Political officials and advocates of immigrants' rights say they can pinpoint the flash points. With few exceptions, racially motivated attacks have taken place in Protestant working-class neighborhoods like the Village and on streets controlled by loyalist paramilitary groups. It is common knowledge that loyalist leaders can just as easily start trouble as end trouble in these neighborhoods, and people who fall out of line know the consequences, city and immigrant group leaders say.

"Very little goes on in those areas that people don't learn about very quickly," said Ken Fraser, who works for the Race Equality Unit in the office of the first minister. "Typically, you steal cars in the wrong area and your kneecaps hear about it."

David Ervine, leader of the Progressive Unionist Party, which represents the Ulster Voluntary Force, a loyalist paramilitary group, said that a small group of troublemakers were responsible, "and I have no doubt that some of these are paramilitaries."

"We certainly have a problem, but it's not so different from other communities who have been exposed to immigrants for the first time," he said. "You hear, `They are taking our jobs and our houses.' " But to blame paramilitary leaders is to oversimplify and exaggerate their power nowadays, he said.

The city indeed finds itself struggling to stop the violence.
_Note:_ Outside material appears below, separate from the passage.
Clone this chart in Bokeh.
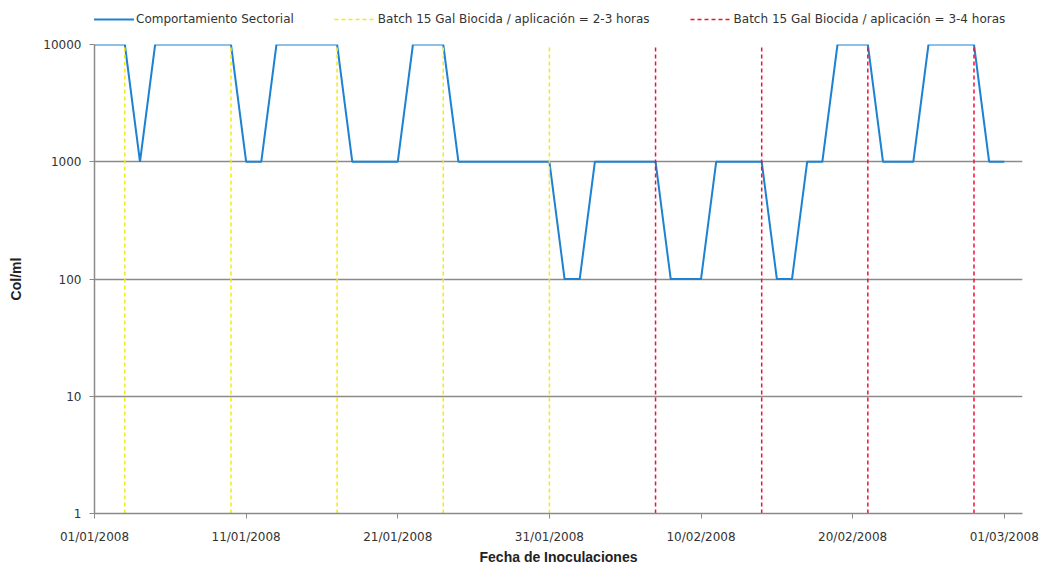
import pandas as pd
from bokeh.plotting import figure
from bokeh.layouts import column
from bokeh.models import (ColumnDataSource, Range1d, FixedTicker, DatetimeTickFormatter,
                          PrintfTickFormatter, Legend, LegendItem)
from bokeh.embed import file_html
from bokeh.resources import INLINE

# ---- data ----
start_date = "2008-01-01"
cfu_values = [10000, 10000, 10000, 1000, 10000, 10000, 10000, 10000, 10000, 10000,
              1000, 1000, 10000, 10000, 10000, 10000, 10000, 1000, 1000, 1000,
              1000, 10000, 10000, 10000, 1000, 1000, 1000, 1000, 1000, 1000,
              1000, 100, 100, 1000, 1000, 1000, 1000, 1000, 100, 100,
              100, 1000, 1000, 1000, 1000, 100, 100, 1000, 1000, 10000,
              10000, 10000, 1000, 1000, 1000, 10000, 10000, 10000, 10000, 1000,
              1000]
yellow_dates = ["2008-01-03", "2008-01-10", "2008-01-17", "2008-01-24", "2008-01-31"]
red_dates = ["2008-02-07", "2008-02-14", "2008-02-21", "2008-02-28"]
tick_dates = ["2008-01-01", "2008-01-11", "2008-01-21", "2008-01-31",
              "2008-02-10", "2008-02-20", "2008-03-01"]
y_ticks = [1, 10, 100, 1000, 10000]
labels = ["Comportamiento Sectorial",
          "Batch 15 Gal Biocida / aplicación = 2-3 horas",
          "Batch 15 Gal Biocida / aplicación = 3-4 horas"]

BLUE, YELLOW, RED = "#1E82D2", "#F5EA10", "#F21038"
DASH = "4 3"

dates = pd.date_range(start_date, periods=len(cfu_values))
line_src = ColumnDataSource(dict(x=dates, y=cfu_values))

yd = pd.to_datetime(yellow_dates)
rd = pd.to_datetime(red_dates)
ysrc = ColumnDataSource(dict(x=yd, y0=[1] * len(yd), y1=[10000] * len(yd)))
rsrc = ColumnDataSource(dict(x=rd, y0=[1] * len(rd), y1=[10000] * len(rd)))

x_start = pd.Timestamp("2008-01-01")
x_end = pd.Timestamp("2008-01-01") + pd.Timedelta(days=61.2)

W = 1040
LEG_H = 36
H = 567 - LEG_H
LEFT, RIGHT, TOP, BOTTOM = 94, 18, 8, 49

# ---- legend strip (its frame is aligned with the chart frame by the column) ----
lf = figure(width=W, height=LEG_H, output_backend="svg", toolbar_location=None,
            x_range=Range1d(0, 1), y_range=Range1d(0, 1),
            x_axis_location=None, y_axis_location=None,
            min_border_left=LEFT, min_border_right=RIGHT, min_border_top=0, min_border_bottom=0)
lf.outline_line_color = None
lf.xgrid.grid_line_color = None
lf.ygrid.grid_line_color = None
off = dict(x=[-5, -4], y=[-5, -5])  # keys outside the visible range: only the legend shows them
l1 = lf.line(x=off["x"], y=off["y"], line_color=BLUE, line_width=2)
l2 = lf.line(x=off["x"], y=off["y"], line_color=YELLOW, line_width=1.5, line_dash=DASH)
l3 = lf.line(x=off["x"], y=off["y"], line_color=RED, line_width=1.5, line_dash=DASH)
legend = Legend(items=[LegendItem(label=labels[0], renderers=[l1]),
                       LegendItem(label=labels[1], renderers=[l2]),
                       LegendItem(label=labels[2], renderers=[l3])],
                orientation="horizontal", location=(-2, 10))
legend.border_line_color = None
legend.background_fill_alpha = 0
legend.margin = 0
legend.padding = 2
legend.spacing = 40
legend.glyph_width = 42
legend.glyph_height = 14
legend.label_height = 14
legend.label_standoff = 2
legend.label_text_font = "DejaVu Sans"
legend.label_text_font_size = "12px"
legend.label_text_color = "#333333"
lf.add_layout(legend, "center")

# ---- main chart ----
p = figure(width=W, height=H, output_backend="svg", toolbar_location=None,
           x_axis_type="datetime", y_axis_type="log",
           x_range=Range1d(x_start, x_end), y_range=Range1d(1, 10000),
           min_border_left=LEFT, min_border_right=RIGHT, min_border_top=TOP,
           min_border_bottom=BOTTOM)
p.outline_line_color = None
p.background_fill_color = "white"

p.line("x", "y", source=line_src, line_color=BLUE, line_width=2)
p.segment(x0="x", y0="y0", x1="x", y1="y1", source=ysrc,
          line_color=YELLOW, line_width=1.5, line_dash=DASH)
p.segment(x0="x", y0="y0", x1="x", y1="y1", source=rsrc,
          line_color=RED, line_width=1.5, line_dash=DASH)

tick_ms = [pd.Timestamp(d).value // 10**6 for d in tick_dates]
p.xaxis.ticker = FixedTicker(ticks=tick_ms)
fmt = "%d/%m/%Y"
p.xaxis.formatter = DatetimeTickFormatter(milliseconds=fmt, seconds=fmt, minsec=fmt, minutes=fmt,
                                          hourmin=fmt, hours=fmt, days=fmt, months=fmt, years=fmt)
p.yaxis.ticker = FixedTicker(ticks=y_ticks)
p.yaxis.formatter = PrintfTickFormatter(format="%d")

for ax in (p.xaxis, p.yaxis):
    ax.axis_line_color = "#8A8A8A"
    ax.axis_line_width = 1.5
    ax.major_tick_line_color = "#8A8A8A"
    ax.major_tick_out = 5
    ax.major_tick_in = 0
    ax.minor_tick_line_color = None
    ax.major_label_text_font = "DejaVu Sans"
    ax.major_label_text_font_size = "12px"
    ax.major_label_text_color = "#333333"
    ax.axis_label_text_font = "Liberation Sans"
    ax.axis_label_text_font_style = "bold"
    ax.axis_label_text_font_size = "14px"
    ax.axis_label_text_color = "#222222"

p.xaxis.axis_label = "Fecha de Inoculaciones"
p.yaxis.axis_label = "Col/ml"
p.xaxis.major_label_standoff = 11
p.xaxis.axis_label_standoff = 2
p.yaxis.major_label_standoff = 8
p.yaxis.axis_label_standoff = 16

p.xgrid.grid_line_color = None
p.ygrid.grid_line_color = "#8A8A8A"
p.ygrid.grid_line_width = 1.3

layout = column(lf, p, spacing=0)
open("out.html", "w").write(file_html(layout, INLINE))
For decades, Northern Ireland has shaped itself - its institutions, its property maps, its laws - through the prism of Catholic and Protestant divisions. The police department, for example, must be 50 percent Catholic, 50 percent Protestant. But there is no requirement for ethnic minorities.

Politicians are planning to toughen hate crime laws, and the city is busy forming new groups to deal with racism. But the larger problem is getting the laws enforced and people to cooperate.

"For these racial attacks, there is never any information put forward by local people," said Patrick Yu, head of the Northern Ireland Council for Ethnic Minorities. "No information, no arrests, no prosecutions."

After the decades of violence, Belfast is trying to brighten its cultural and financial image in the European community, and for its mayor, Martin Morgan, quelling the attacks is crucial to dispelling the city's reputation as a violent backwater.

"We must not be dragged down by bigotry, hatred and intolerance," Mr. Morgan said. "How we are perceived has a direct effect on our ability to develop and thrive as a city. We cannot ignore these issues."